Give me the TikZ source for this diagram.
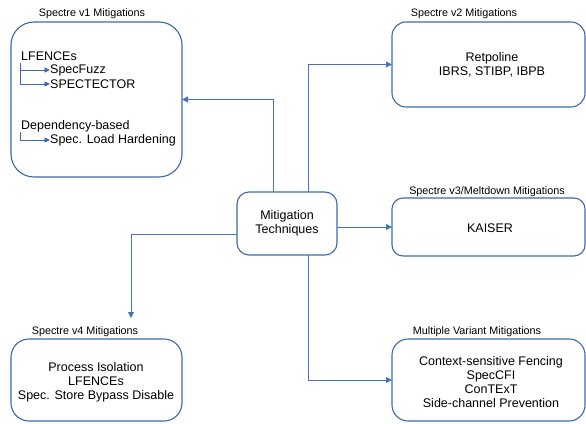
\documentclass[tikz,border=0pt]{standalone}
\usepackage{fontspec}
\setmainfont{Liberation Sans}
\usetikzlibrary{arrows.meta}
\definecolor{edge}{RGB}{62,104,172}
\definecolor{wire}{RGB}{72,116,184}
\begin{document}
\begin{tikzpicture}[x=1pt,y=-1pt,
  box/.style={draw=edge, line width=1.1pt, inner sep=0pt, outer sep=0pt, align=center,
    font=\fontsize{12.5}{14}\selectfont},
  grp/.style={font=\fontsize{10.8}{12}\selectfont, inner sep=0pt},
  item/.style={font=\fontsize{12.5}{14}\selectfont, inner sep=0pt, anchor=west},
  conn/.style={draw=wire, line width=1pt, -{Triangle[length=6pt,width=6pt]}},
  sub/.style={draw=edge, line width=0.9pt, -{Triangle[length=5.5pt,width=5pt]}}]
\useasboundingbox (0,0) rectangle (586,423);

% central node
\node[box, rounded corners=12pt, minimum width=100pt, minimum height=63pt]
  (mt) at (287,223.5) {Mitigation\\Techniques};

% mitigation groups
\node[box, rounded corners=23pt, minimum width=171pt, minimum height=155pt] (v1) at (96.5,99.5) {};
\node[grp] (v1l) at (92,14) {Spectre v1 Mitigations};
\node[box, rounded corners=14pt, minimum width=193pt, minimum height=85pt] (v2) at (488.5,64.5) {};
\node[box, draw=none] (v2t) at (492,65) {Retpoline\\IBRS, STIBP, IBPB};
\node[grp] (v2l) at (464,14) {Spectre v2 Mitigations};
\node[box, rounded corners=11pt, minimum width=193pt, minimum height=58pt] (v3) at (488.5,227) {};
\node[box, draw=none] (v3t) at (490,228) {KAISER};
\node[grp] (v3l) at (487,192) {Spectre v3/Meltdown Mitigations};
\node[box, rounded corners=18pt, minimum width=171pt, minimum height=82pt] (v4) at (96.5,380) {};
\node[box, draw=none] (v4t) at (96,382) {Process Isolation\\LFENCEs\\Spec. Store Bypass Disable};
\node[grp] (v4l) at (85,332) {Spectre v4 Mitigations};
\node[box, rounded corners=16pt, minimum width=193pt, minimum height=82pt] (mv) at (488.5,380) {};
\node[box, draw=none] (mvt) at (491,382) {Context-sensitive Fencing\\SpecCFI\\ConTExT\\Side-channel Prevention};
\node[grp] (mvl) at (477,332) {Multiple Variant Mitigations};

% Spectre v1 contents
\node[item] (lf) at (21,56) {LFENCEs};
\node[item] (sf) at (50,70) {SpecFuzz};
\node[item] (sc) at (50,84) {SPECTECTOR};
\node[item] (db) at (21,126) {Dependency-based};
\node[item] (slh) at (50,140) {Spec. Load Hardening};
\coordinate (lfs) at (20,63);
\coordinate (dbs) at (20,132);
\draw[sub] (lfs) |- (sf.west);
\draw[sub] (lfs) |- (sc.west);
\draw[sub] (dbs) |- (slh.west);

% connector routing
\coordinate (ta) at (273,0);
\coordinate (tb) at (308,0);
\coordinate (lb) at (131,234);
\coordinate (v4in) at (131,318);
\draw[conn] (mt.north -| ta) |- (v1.east);
\draw[conn] (mt.north -| tb) |- (v2.west);
\draw[conn] (mt.east |- v3.west) -- (v3.west);
\draw[conn] (mt.south -| tb) |- (mv.west);
\draw[conn] (mt.west |- lb) -| (v4in);
\end{tikzpicture}
\end{document}
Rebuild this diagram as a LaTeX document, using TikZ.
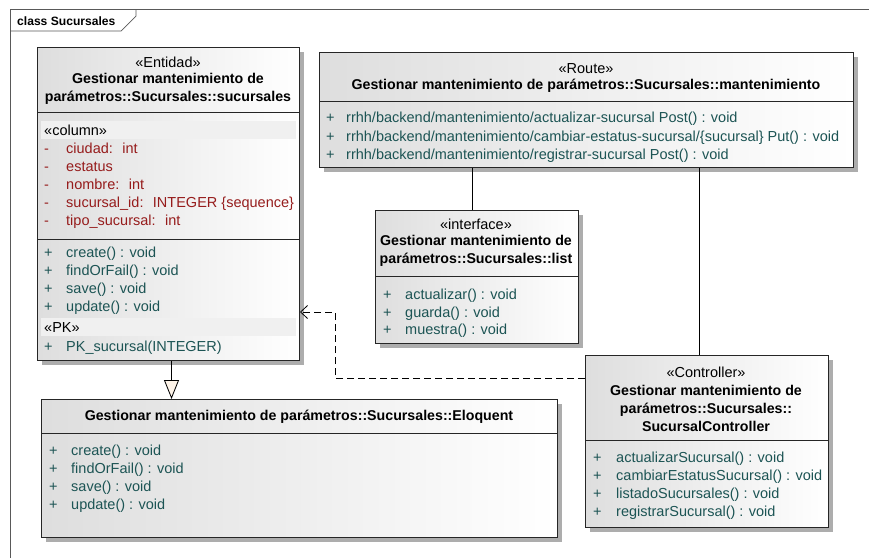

**DIRECTIONS**
Without the pictures, repeat the entries above line by line, from the first through the one that contains "(mt) at (287,223.5)", both ends included.

**REPLY TO THE TASK**
Give me the TikZ source for this diagram.
\documentclass[tikz,border=0pt]{standalone}
\usepackage{fontspec}
\setmainfont{Liberation Sans}
\usetikzlibrary{arrows.meta}
\definecolor{edge}{RGB}{62,104,172}
\definecolor{wire}{RGB}{72,116,184}
\begin{document}
\begin{tikzpicture}[x=1pt,y=-1pt,
  box/.style={draw=edge, line width=1.1pt, inner sep=0pt, outer sep=0pt, align=center,
    font=\fontsize{12.5}{14}\selectfont},
  grp/.style={font=\fontsize{10.8}{12}\selectfont, inner sep=0pt},
  item/.style={font=\fontsize{12.5}{14}\selectfont, inner sep=0pt, anchor=west},
  conn/.style={draw=wire, line width=1pt, -{Triangle[length=6pt,width=6pt]}},
  sub/.style={draw=edge, line width=0.9pt, -{Triangle[length=5.5pt,width=5pt]}}]
\useasboundingbox (0,0) rectangle (586,423);

% central node
\node[box, rounded corners=12pt, minimum width=100pt, minimum height=63pt]
  (mt) at (287,223.5) {Mitigation\\Techniques};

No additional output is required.